‘So far so good’: Inflation signals easing as Australians cut back

Households are set to experience sub-par disposable income growth for years to come.

Households are set to experience sub-par disposable income growth for years to come. Photo: Getty

Australian households may be spared a Christmas interest rates hike amid “encouraging” signs that inflation has continued to ease over the December quarter, a leading economist has said.

Commonwealth Bank chief economist Gareth Aird says the most up-to-date figures on price growth in October suggest that the Reserve Bank will not deliver back-to-back rate increases.

In a note on Monday, he said inflationary pressures have “eased over the early part of the December quarter”, with readings of consumer prices and producer costs looking more positive heading into Christmas.

“The RBA has a hiking bias.
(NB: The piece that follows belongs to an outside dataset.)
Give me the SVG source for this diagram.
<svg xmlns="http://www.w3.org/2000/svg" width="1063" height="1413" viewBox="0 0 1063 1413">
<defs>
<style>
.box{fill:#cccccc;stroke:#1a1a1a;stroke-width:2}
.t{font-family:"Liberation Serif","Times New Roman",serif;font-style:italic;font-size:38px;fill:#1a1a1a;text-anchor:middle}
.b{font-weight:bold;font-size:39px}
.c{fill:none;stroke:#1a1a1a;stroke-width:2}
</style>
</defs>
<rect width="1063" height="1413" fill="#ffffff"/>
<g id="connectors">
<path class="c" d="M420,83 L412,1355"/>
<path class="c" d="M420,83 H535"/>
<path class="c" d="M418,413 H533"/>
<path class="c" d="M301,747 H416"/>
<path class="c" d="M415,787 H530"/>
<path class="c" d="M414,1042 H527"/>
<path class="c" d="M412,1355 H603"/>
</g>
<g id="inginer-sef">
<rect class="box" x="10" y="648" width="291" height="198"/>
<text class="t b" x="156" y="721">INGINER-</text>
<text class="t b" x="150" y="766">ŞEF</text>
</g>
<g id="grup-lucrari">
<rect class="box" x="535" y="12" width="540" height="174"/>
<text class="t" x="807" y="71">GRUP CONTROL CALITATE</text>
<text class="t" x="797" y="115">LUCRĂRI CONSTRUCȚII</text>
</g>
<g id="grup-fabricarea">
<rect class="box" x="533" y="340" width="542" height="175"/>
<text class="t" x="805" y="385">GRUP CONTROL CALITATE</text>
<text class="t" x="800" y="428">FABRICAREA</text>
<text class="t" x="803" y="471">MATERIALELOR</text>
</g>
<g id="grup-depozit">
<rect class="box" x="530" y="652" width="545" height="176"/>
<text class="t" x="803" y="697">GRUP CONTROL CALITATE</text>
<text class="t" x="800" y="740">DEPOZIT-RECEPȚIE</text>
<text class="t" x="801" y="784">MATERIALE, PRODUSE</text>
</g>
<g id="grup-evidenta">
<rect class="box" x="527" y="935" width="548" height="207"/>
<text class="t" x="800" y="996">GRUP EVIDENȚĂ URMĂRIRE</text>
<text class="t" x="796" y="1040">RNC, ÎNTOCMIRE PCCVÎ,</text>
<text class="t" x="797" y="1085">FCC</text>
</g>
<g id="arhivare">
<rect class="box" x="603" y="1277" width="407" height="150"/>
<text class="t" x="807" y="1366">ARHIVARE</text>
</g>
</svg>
But they are almost certain to leave the cash rate on hold at the December board meeting, following the November 25bp [basis point] rate increase,” he said.
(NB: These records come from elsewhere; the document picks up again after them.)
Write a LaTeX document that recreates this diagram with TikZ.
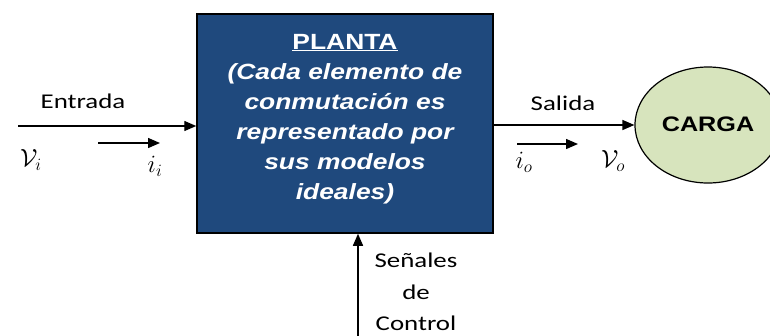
\documentclass[tikz,border=0pt]{standalone}
\usepackage{fontspec}
\setmainfont[FakeStretch=1.28]{Carlito}
\newfontfamily\arialf[FakeStretch=1.2]{Liberation Sans}
\usetikzlibrary{arrows.meta,shapes.geometric}
\definecolor{plantblue}{RGB}{31,73,125}
\definecolor{loadgreen}{RGB}{215,228,189}
\tikzset{
  sig/.style={line width=1.4pt,-{Triangle[length=12pt,width=10pt]}},
  lbl/.style={font=\fontsize{21}{25}\selectfont, inner sep=0pt},
  mlbl/.style={font=\fontsize{25}{30}\selectfont, inner sep=0pt},
}
\begin{document}
\begin{tikzpicture}[x=1pt,y=-1pt]
\useasboundingbox (0,0) rectangle (770,335);
\begin{scope}
\clip (0,0) rectangle (770,335);
\node[draw, line width=1.2pt, fill=loadgreen, ellipse, minimum width=146pt, minimum height=116pt] (carga) at (708,125) {};
\end{scope}
\node[font=\arialf\bfseries\fontsize{21}{25}\selectfont] (cargat) at (708,124) {CARGA};
\node[draw, line width=1.5pt, fill=plantblue, minimum width=296pt, minimum height=219pt, inner sep=0pt] (box) at (345,123.5) {};
\node[text=white, align=center, inner sep=0pt, font=\arialf\bfseries\fontsize{22}{30}\selectfont] (ptext) at (345,119)
  {\underline{PLANTA}\\ \itshape (Cada elemento de\\ \itshape conmutación es\\ \itshape representado por\\ \itshape sus modelos\\ \itshape ideales)};
% input
\coordinate (in) at (18,126);
\draw[sig] (in) -- (in -| box.west);
\node[lbl] (entrada) at (83,101) {Entrada};
\coordinate (ia) at (98,143);
\coordinate (ib) at (160,143);
\draw[sig] (ia) -- (ib);
\node[mlbl] (vi) at (31,160) {$\mathcal{V}_i$};
\node[mlbl] (ii) at (155,166) {$i_i$};
% output
\draw[sig] (box.east |- carga.west) -- (carga.west);
\node[lbl] (salida) at (563,103) {Salida};
\coordinate (oa) at (517,144);
\coordinate (ob) at (578,144);
\draw[sig] (oa) -- (ob);
\node[mlbl] (io) at (524,162) {$i_o$};
\node[mlbl] (vo) at (613,161) {$\mathcal{V}_o$};
% control
\coordinate (ctl) at (358,336);
\draw[sig] (ctl) -- (ctl |- box.south);
\node[lbl, align=center, font=\fontsize{21}{31.5}\selectfont] (sen) at (416,292) {Señales\\de\\Control};
\end{tikzpicture}
\end{document}
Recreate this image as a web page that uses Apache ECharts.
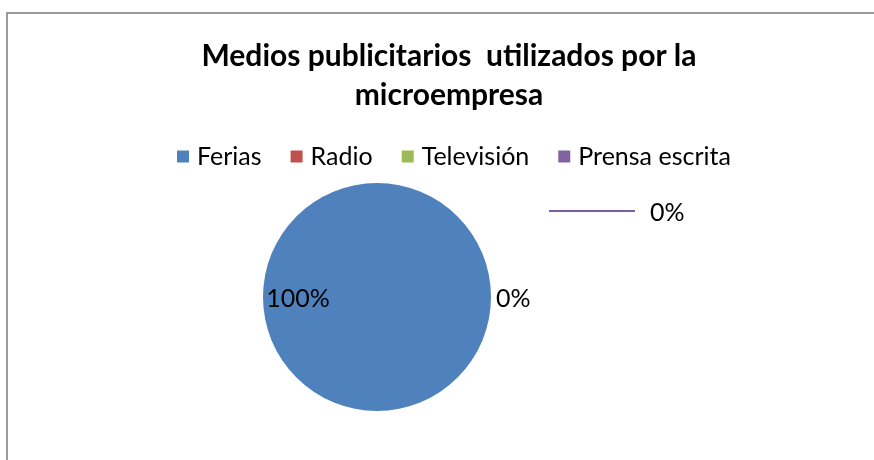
<!DOCTYPE html>
<html>
<head>
<meta charset="utf-8">
<script src="https://cdn.jsdelivr.net/npm/echarts@6/dist/echarts.min.js"></script>
<style>
  html, body { margin: 0; padding: 0; background: #fff; }
  #chart { position: absolute; left: 0; top: 0; width: 874px; height: 460px; }
  #frame { position: absolute; left: 6px; top: 12px; width: 900px; height: 500px;
           border: 2px solid #9a9a9a; box-sizing: border-box; pointer-events: none; }
</style>
</head>
<body>
<div id="chart"></div>
<div id="frame"></div>
<script>
const titleText = 'Medios publicitarios  utilizados por la\nmicroempresa';
const categories = ['Ferias', 'Radio', 'Televisión', 'Prensa escrita'];
const values = [100, 0, 0, 0];
const colors = ['#4f81bd', '#c0504d', '#9bbb59', '#8064a2'];

const FONT = 'Lato, "Open Sans", sans-serif';

const data = categories.map((name, i) => {
  const item = { name: name, value: values[i], itemStyle: { color: colors[i] } };
  if (i === 0) {
    item.label = { position: 'inside' };
  } else if (i === 1) {
    item.label = { position: 'outside' };
    item.labelLine = { show: false, length: 0, length2: 0 };
  } else if (i === 2) {
    item.label = { show: false };
    item.labelLine = { show: false };
  } else {
    item.label = {
      position: 'outside',
      formatter: p => '{ln| }{v|' + Math.round(p.percent) + '%}',
      rich: {
        ln: { width: 86, height: 2, backgroundColor: '#7a5fa0', verticalAlign: 'middle' },
        v: { fontSize: 25, fontFamily: FONT, color: '#000', padding: [4, 0, 0, 15], verticalAlign: 'middle' }
      }
    };
    item.labelLine = { show: false, length: 0, length2: 0 };
  }
  return item;
});

const chart = echarts.init(document.getElementById('chart'), null, { renderer: 'canvas' });
chart.setOption({
  animation: false,
  backgroundColor: 'transparent',
  title: {
    text: titleText,
    left: 444,
    top: 32,
    textAlign: 'center',
    textStyle: { fontFamily: FONT, fontSize: 30, fontWeight: 'bold', color: '#000', lineHeight: 39 }
  },
  legend: {
    data: categories,
    left: 172,
    top: 139,
    icon: 'rect',
    itemWidth: 12,
    itemHeight: 12,
    itemGap: 29,
    textStyle: { fontFamily: FONT, fontSize: 25, color: '#000', padding: [0, 0, 0, 3] }
  },
  series: [{
    type: 'pie',
    center: [377, 297],
    radius: 114,
    startAngle: 0,
    clockwise: true,
    avoidLabelOverlap: false,
    stillShowZeroSum: true,
    label: {
      show: true,
      fontFamily: FONT,
      fontSize: 25,
      color: '#000',
      formatter: p => Math.round(p.percent) + '%'
    },
    labelLine: { show: false, length: 0, length2: 0 },
    labelLayout: function (params) {
      if (params.dataIndex === 0) return { dx: -19, dy: 2 };
      if (params.dataIndex === 1) return { dy: 2 };
      if (params.dataIndex === 3) return { dx: 53, dy: -86 };
      return {};
    },
    emphasis: { disabled: true },
    data: data
  }]
});
</script>
</body>
</html>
“There was nothing in the Q3 23 WPI or October labour force survey to see the RBA pull the rate hike trigger again in December. And there is simply not enough other economic information ahead of the December meeting for the board to move rates higher.”

How inflation is easing

It comes as fresh data published by the nation’s largest bank on Tuesday showed consumers are cutting back on discretionary spending in response to higher rates.

That’s what the RBA wants to see because less discretionary spending will make it harder for firms to hike prices further without losing sales.

Younger Australians are being hit hardest, with those aged 25 to 29 years reducing their spending by 5.9 per cent – which increases to 10 per cent when adjusted for inflation.

Older Australians, however, continue to spend more on travel and eating out – this segment of the population is less likely to be paying down their mortgage.

Nevertheless, the nationwide consumer retreat is helping to cool the economy and ease inflation pressures, particularly for a range of goods.

Both the October National Australia Bank (NAB) business survey and the Melbourne Institute’s inflation gauge are also showing cost relief for firms, which will further reduce their incentive to pass on higher prices.

The NAB business survey showed prices growth for businesses eased to 1 per cent over the past quarter, which was the slowest pace since July 2020 when inflation was heading upwards.

Meanwhile, the Melbourne Institute gauge was also soft in October, with the headline falling by 0.1 per cent and the trimmed mean measure (which is key to RBA decision making) being flat.

“So far so good,” Aird said of the trajectory for inflation in late 2023.

Services prices remain key

But Aird’s view is different to that expressed by other economists who believe the fact that the RBA hiked in November is a sign that another looms in December, with annual wages growth hitting 4 per cent over the past quarter and the jobs market remaining historically very strong.

Oxford Australia head of macroeconomic forecasting Sean Langcake is predicting another hike, suggesting fears about services inflation will push the RBA into action for a second time in a row.

“We know they see a 25 basis point move [like the one in November] as almost imperceptible,” he said.

Langcake thinks the RBA is still worried about inflation for services to raise rates again, but we won’t get fresh data on this for some time.

The upcoming monthly consumer price index (CPI) due from the ABS on November 29 will primarily canvass price changes for goods, leaving the question of services inflation largely unknown before the RBA meets in December.

Central bankers are worried that rising wages growth and lacklustre productivity are combining to deliver stubborn inflation for services – including hospitality, tourism and things like grooming.

But high rents and insurance prices are also in the midst and have less to do with wages growth.

Services prices were particularly robust over the September quarter, which economists think sparked the first rate hike in four months from the Reserve Bank in November.

Langcake said robust services inflation shouldn’t be a surprise given the tight jobs market and rising wages growth in recent months – something the RBA has flagged repeatedly before.

Aird argues that with the latest services prices unavailable to central bankers before their December meeting, a pause is the likely outcome.

“The November monthly CPI indicator will be an important print for markets (due January 10),” he said.

“It will provide an official update on how market services prices are tracking in the December quarter. And importantly it will allow analysts to compare how the prices data in Q4 23 is tracking against the RBA’s expectations.”